If you look at the way the C language stores the parameters on the stack, the way the macros work should become clear:-

Higher memory address    Last parameter
                         Penultimate parameter
                         ....
                         Second parameter
Lower memory address     First parameter
       StackPointer  ->  Return address

(note, depending on the hardware the stack pointer maybe one line down and the higher and lower may be swapped)

The arguments are always stored like this1, even without the ... parameter type.

The va_start macro just sets up a pointer to the first function parameter, e.g.:-

 void func (int a, ...)
 { 
   // va_start
   char *p = (char *) &a + sizeof a;
 }

which makes p point to the second parameter. The va_arg macro does this:-

 void func (int a, ...)
 { 
   // va_start
   char *p = (char *) &a + sizeof a;

   // va_arg
   int i1 = *((int *)p);
   p += sizeof (int);

   // va_arg
   int i2 = *((int *)p);
   p += sizeof (int);

   // va_arg
   long i2 = *((long *)p);
   p += sizeof (long);
 }

The va_end macro just sets the p value to NULL.

NOTES:

  1. Optimising compilers and some RISC CPUs store parameters in registers rather than use the stack. The presence of the ... parameter would switch off this ability and for the compiler to use the stack.

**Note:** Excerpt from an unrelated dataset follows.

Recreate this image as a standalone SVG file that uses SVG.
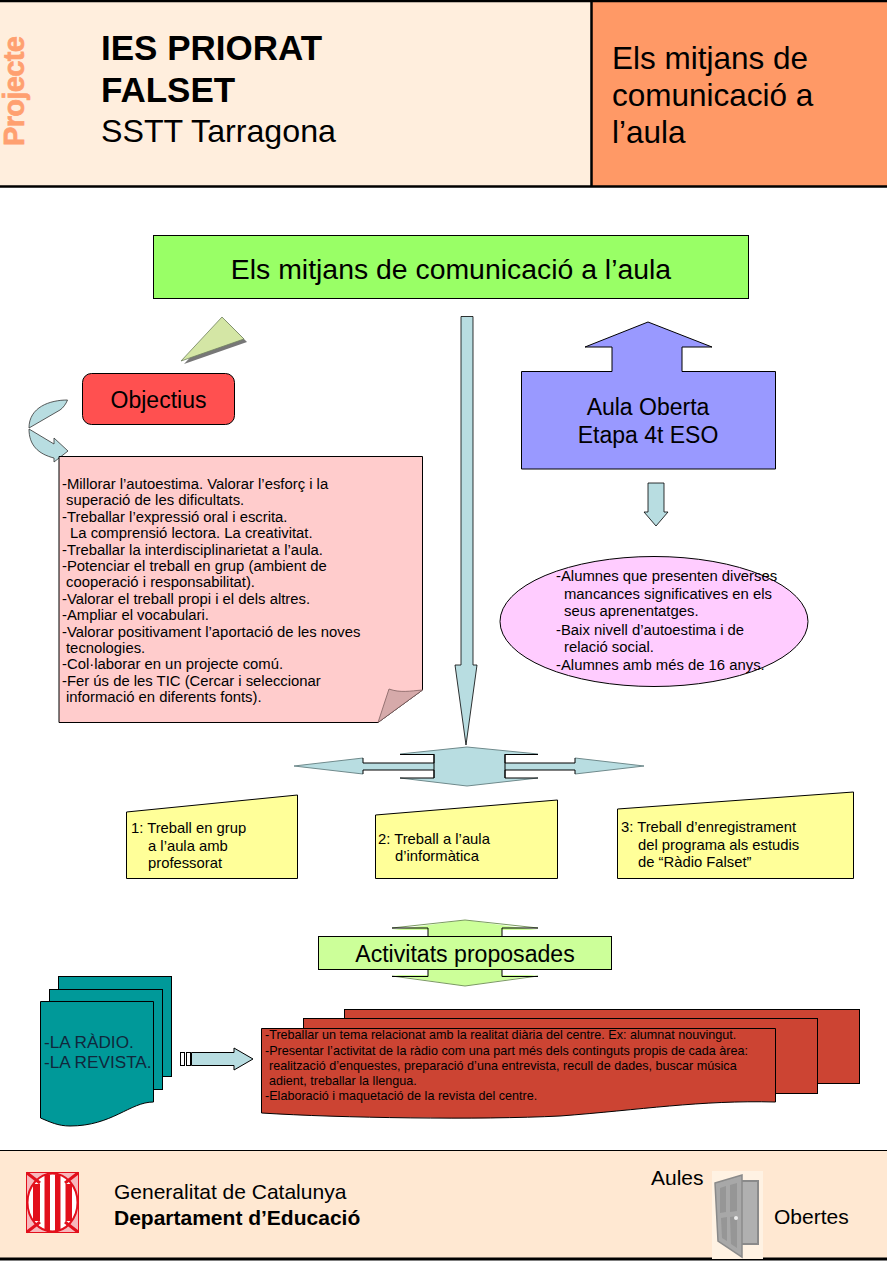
<svg xmlns="http://www.w3.org/2000/svg" width="887" height="1261" viewBox="0 0 887 1261">
<defs><style>
text{font-family:"Liberation Sans",Arial,sans-serif;fill:#000}
.k{stroke:#000;stroke-width:1}
.a{fill:#b8dde1}
.g{stroke:#6f8a8c;stroke-width:1;fill:none}
.s{font-size:14.85px}
.y{font-size:14.8px}
.r{font-size:12.6px}
.f{font-size:21px}
.t{fill:#ffff99;stroke:#000;stroke-width:1}
.red{fill:#cc4433;stroke:#000;stroke-width:1}
.teal{fill:#009999;stroke:#000;stroke-width:1}
</style></defs>
<rect width="887" height="1261" fill="#fff"/>
<g id="header">
<rect x="0" y="1" width="591" height="185" fill="#ffeedd"/>
<rect x="591" y="1" width="296" height="185" fill="#ff9966"/>
<path d="M0 1H887M0 186.500H887M591.500 1V186" stroke="#000" stroke-width="2.500" fill="none"/>
<text transform="translate(24 146) rotate(-90)" font-size="29" font-weight="700" style="fill:#ffa070;stroke:#ffa070;stroke-width:.7" textLength="110">Projecte</text>
<text x="101" y="60" font-size="35" font-weight="700">IES PRIORAT</text>
<text x="101" y="102" font-size="35" font-weight="700">FALSET</text>
<text x="101" y="142" font-size="32.200">SSTT Tarragona</text>
<text x="612" y="69" font-size="31.500">Els mitjans de</text>
<text x="612" y="106" font-size="31.500">comunicació a</text>
<text x="612" y="143" font-size="31.500">l’aula</text>
</g>
<g id="title">
<rect x="153.500" y="235.500" width="595" height="63" fill="#99ff66" class="k"/>
<text x="451" y="279" font-size="28.400" text-anchor="middle">Els mitjans de comunicació a l’aula</text>
</g>
<g id="connectors">
<path d="M184 364L225 320L247 342Z" fill="#777"/>
<path d="M181 361L222 317L244 339Z" fill="#d4e6a5" stroke="#708060" stroke-width=".8"/>
<path d="M67.500 400C50 400 29 407 29 428L60 410C63 408 66 404 67.500 400Z" class="a" stroke="#333" stroke-width=".8"/>
<path d="M29 429L54 444V438L68 451L54 462V458C38 454 29 445 29 429Z" class="a" stroke="#333" stroke-width=".8"/>
<path d="M461 316.500H473V665L477 665L466 745L455 665L461 665Z" class="a" stroke="#000" stroke-width=".8"/>
<path d="M294 766L363 758V763H434V754L400 754L467 747L538 754H505V763H575V758L644 766L575 774V770H505V778H538L467 786L400 778H434V770H363V774Z" class="a"/>
<path d="M294 766L363 758M363 774L294 766M644 766L575 758M575 774L644 766M400 754L467 747L538 754M400 778L467 786L538 778" class="g"/>
<path d="M400 754.500H434V763H363M363 770H434V778H400M538 754.500H505V763H575M575 770H505V778H538M363 758V763M363 770V774M434 754V778M505 754V778M575 758V763M575 770V774" stroke="#000" fill="none"/>
<path d="M648 483H664V512H668L656 526L644 512H648Z" class="a" stroke="#000" stroke-width=".8"/>
<path d="M392 930L465 920L538 930H502V937H428V930Z" fill="#ccff99"/>
<path d="M392 975L465 986L538 975H502V969H428V975Z" fill="#ccff99"/>
<path d="M392 928L465 920L538 928M392 976L465 986L538 976" stroke="#7a9a60" fill="none"/>
<path d="M392 928H428V937M538 928H502V937M392 976.500H428V969M538 976.500H502V969" stroke="#000" fill="none"/>
<rect x="180.500" y="1052.500" width="4" height="13" fill="#fff" class="k"/>
<rect x="186.500" y="1052.500" width="4" height="13" fill="#fff" class="k"/>
<path d="M191.500 1052.500H234V1048L253 1059L234 1070V1065.500H191.500Z" class="a k"/>
</g>
<g id="objectius">
<rect x="82.500" y="373.500" width="152" height="51" rx="9" fill="#ff5050" class="k"/>
<text x="158.500" y="408" font-size="23" text-anchor="middle">Objectius</text>
</g>
<g id="objectius-text">
<path d="M59 456.500H422.500V690L378 722.500H59Z" fill="#ffcccc" class="k"/>
<path d="M378 722.500L389 689C400 693 410 691 422.500 690Z" fill="#d6aaaa" stroke="#806060" stroke-width=".8"/>
<text class="s">
<tspan x="62" y="489">-Millorar l’autoestima. Valorar l’esforç i la</tspan>
<tspan x="66" y="505">superació de les dificultats.</tspan>
<tspan x="62" y="522">-Treballar l’expressió oral i escrita.</tspan>
<tspan x="70" y="538">La comprensió lectora. La creativitat.</tspan>
<tspan x="62" y="555">-Treballar la interdisciplinarietat a l’aula.</tspan>
<tspan x="62" y="571">-Potenciar el treball en grup (ambient de</tspan>
<tspan x="66" y="587">cooperació i responsabilitat).</tspan>
<tspan x="62" y="604">-Valorar el treball propi i el dels altres.</tspan>
<tspan x="62" y="620">-Ampliar el vocabulari.</tspan>
<tspan x="62" y="637">-Valorar positivament l’aportació de les noves</tspan>
<tspan x="66" y="653">tecnologies.</tspan>
<tspan x="62" y="669">-Col·laborar en un projecte comú.</tspan>
<tspan x="62" y="686">-Fer ús de les TIC (Cercar i seleccionar</tspan>
<tspan x="66" y="702">informació en diferents fonts).</tspan>
</text>
</g>
<g id="aula-oberta">
<path d="M521.500 371.500H612V347H585L648 322L712 347H682V371.500H775.500V469H521.500Z" fill="#9999ff" class="k"/>
<text x="648" y="415" font-size="23" text-anchor="middle">Aula Oberta</text>
<text x="648" y="443" font-size="23" text-anchor="middle">Etapa 4t ESO</text>
</g>
<g id="alumnes">
<ellipse cx="654" cy="621.500" rx="154" ry="65" fill="#ffccff" class="k"/>
<text class="s">
<tspan x="556" y="581">-Alumnes que presenten diverses</tspan>
<tspan x="564" y="599">mancances significatives en els</tspan>
<tspan x="564" y="616">seus aprenentatges.</tspan>
<tspan x="556" y="635">-Baix nivell d’autoestima i de</tspan>
<tspan x="564" y="652">relació social.</tspan>
<tspan x="556" y="670">-Alumnes amb més de 16 anys.</tspan>
</text>
</g>
<g id="treball-1">
<path d="M126.500 812L297.500 795V878.500H126.500Z" class="t"/>
<text class="y"><tspan x="131" y="833">1: Treball en grup</tspan><tspan x="148" y="851">a l’aula amb</tspan><tspan x="148" y="868">professorat</tspan></text>
</g>
<g id="treball-2">
<path d="M375.500 815L557.500 800V878.500H375.500Z" class="t"/>
<text class="y"><tspan x="378" y="844">2: Treball a l’aula</tspan><tspan x="395" y="861">d’informàtica</tspan></text>
</g>
<g id="treball-3">
<path d="M617.500 809L853.500 792V878.500H617.500Z" class="t"/>
<text class="y"><tspan x="621" y="832">3: Treball d’enregistrament</tspan><tspan x="638" y="850">del programa als estudis</tspan><tspan x="638" y="867">de “Ràdio Falset”</tspan></text>
</g>
<g id="activitats">
<rect x="318.500" y="936.500" width="293" height="33" fill="#ccff99" class="k"/>
<text x="465" y="962" font-size="23.100" text-anchor="middle">Activitats proposades</text>
</g>
<g id="radio-revista">
<rect x="58.500" y="976.500" width="113" height="100" class="teal"/>
<rect x="49.500" y="989.500" width="113" height="100" class="teal"/>
<path d="M40.500 1001.500H153.500V1102C130 1102 112 1126 70 1126C58 1126 50 1122 40.500 1118Z" class="teal"/>
<text font-size="17.200" style="fill:#10283c"><tspan x="44" y="1048">-LA RÀDIO.</tspan><tspan x="44" y="1068">-LA REVISTA.</tspan></text>
</g>
<g id="activitats-text">
<rect x="344.500" y="1009.500" width="515" height="74" class="red"/>
<rect x="303.500" y="1018.500" width="514" height="75" class="red"/>
<path d="M261.500 1028.500H775.500V1102C700 1100 640 1110 560 1116C480 1120 340 1118 261.500 1113Z" class="red"/>
<text class="r">
<tspan x="265" y="1039">-Treballar un tema relacionat amb la realitat diària del centre. Ex: alumnat nouvingut.</tspan>
<tspan x="265" y="1055">-Presentar l’activitat de la ràdio com una part més dels continguts propis de cada àrea:</tspan>
<tspan x="269" y="1070">realització d’enquestes, preparació d’una entrevista, recull de dades, buscar música</tspan>
<tspan x="269" y="1085">adient, treballar la llengua.</tspan>
<tspan x="265" y="1100">-Elaboració i maquetació de la revista del centre.</tspan>
</text>
</g>
<g id="footer">
<rect x="0" y="1150.500" width="887" height="108" fill="#ffe8d2"/>
<path d="M0 1150.500H887" stroke="#000"/><path d="M0 1259H887" stroke="#000" stroke-width="3"/>
<g id="escut">
<rect x="26.500" y="1172.500" width="52" height="60" fill="#f7b9bd" stroke="#e2101c"/>
<ellipse cx="52.500" cy="1202.500" rx="25" ry="29" fill="#fff" stroke="#e2101c" stroke-width="2"/>
<path d="M27 1173L40 1183M78 1173L65 1183M27 1232L40 1222M78 1232L65 1222" stroke="#e2101c" stroke-width="3"/>
<path d="M33 1184H40V1221H33ZM44.500 1174.500H50V1231H44.500ZM55 1174.500H60.500V1231H55ZM65.500 1184H72V1221H65.500Z" fill="#e2101c"/>
</g>
<text class="f" x="114" y="1199">Generalitat de Catalunya</text>
<text class="f" x="114" y="1225" font-weight="700">Departament d’Educació</text>
<text class="f" x="651" y="1185">Aules</text>
<text class="f" x="774" y="1224">Obertes</text>
<g id="porta">
<rect x="712" y="1171" width="51" height="88" fill="#fff2e3"/>
<rect x="741" y="1181" width="17" height="63" fill="#b0b0b0" stroke="#8a8a8a" stroke-width="2"/>
<path d="M715 1183L742 1175V1257L718 1241Z" fill="#a8a8a8" stroke="#8a8a8a" stroke-width="1.500"/>
<path d="M720 1188L726 1186V1212L720 1213ZM730 1185L737 1183V1211L730 1212ZM721 1218L727 1217V1241L722 1238ZM730 1217L737 1216V1248L731 1244Z" fill="#969696"/>
<circle cx="736" cy="1218" r="2" fill="#eee"/>
</g>
</g>
</svg>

As arguments are passed on the stack, the va_ "functions" (they are most of the time implemented as macros) simply manipulate a private stack pointer. This private stack pointer is stored from the argument passed to va_start, and then va_arg "pops" the arguments from the "stack" as it iterates the parameters.

Lets say you call the function max with three parameters, like this:

max(a, b, c);

Inside the max function, the stack basically looks like this:

      +-----+
      |  c  |
      |  b  |
      |  a  |
      | ret |
SP -> +-----+

SP is the real stack pointer, and it's not really a, b and c that on the stack but their values. ret is the return address, where to jump to when the function is done.

What va_start(ap, n) does is take the address of the argument (n in your function prototype) and from that calculates the position of the next argument, so we get a new private stack pointer:

      +-----+
      |  c  |
ap -> |  b  |
      |  a  |
      | ret |
SP -> +-----+

When you use va_arg(ap, int) it returns what the private stack pointer points to, and then "pops" it by changing the private stack pointer to now point at the next argument. The stack now look like this:

      +-----+
ap -> |  c  |
      |  b  |
      |  a  |
      | ret |
SP -> +-----+

This description is of course simplified, but shows the principle.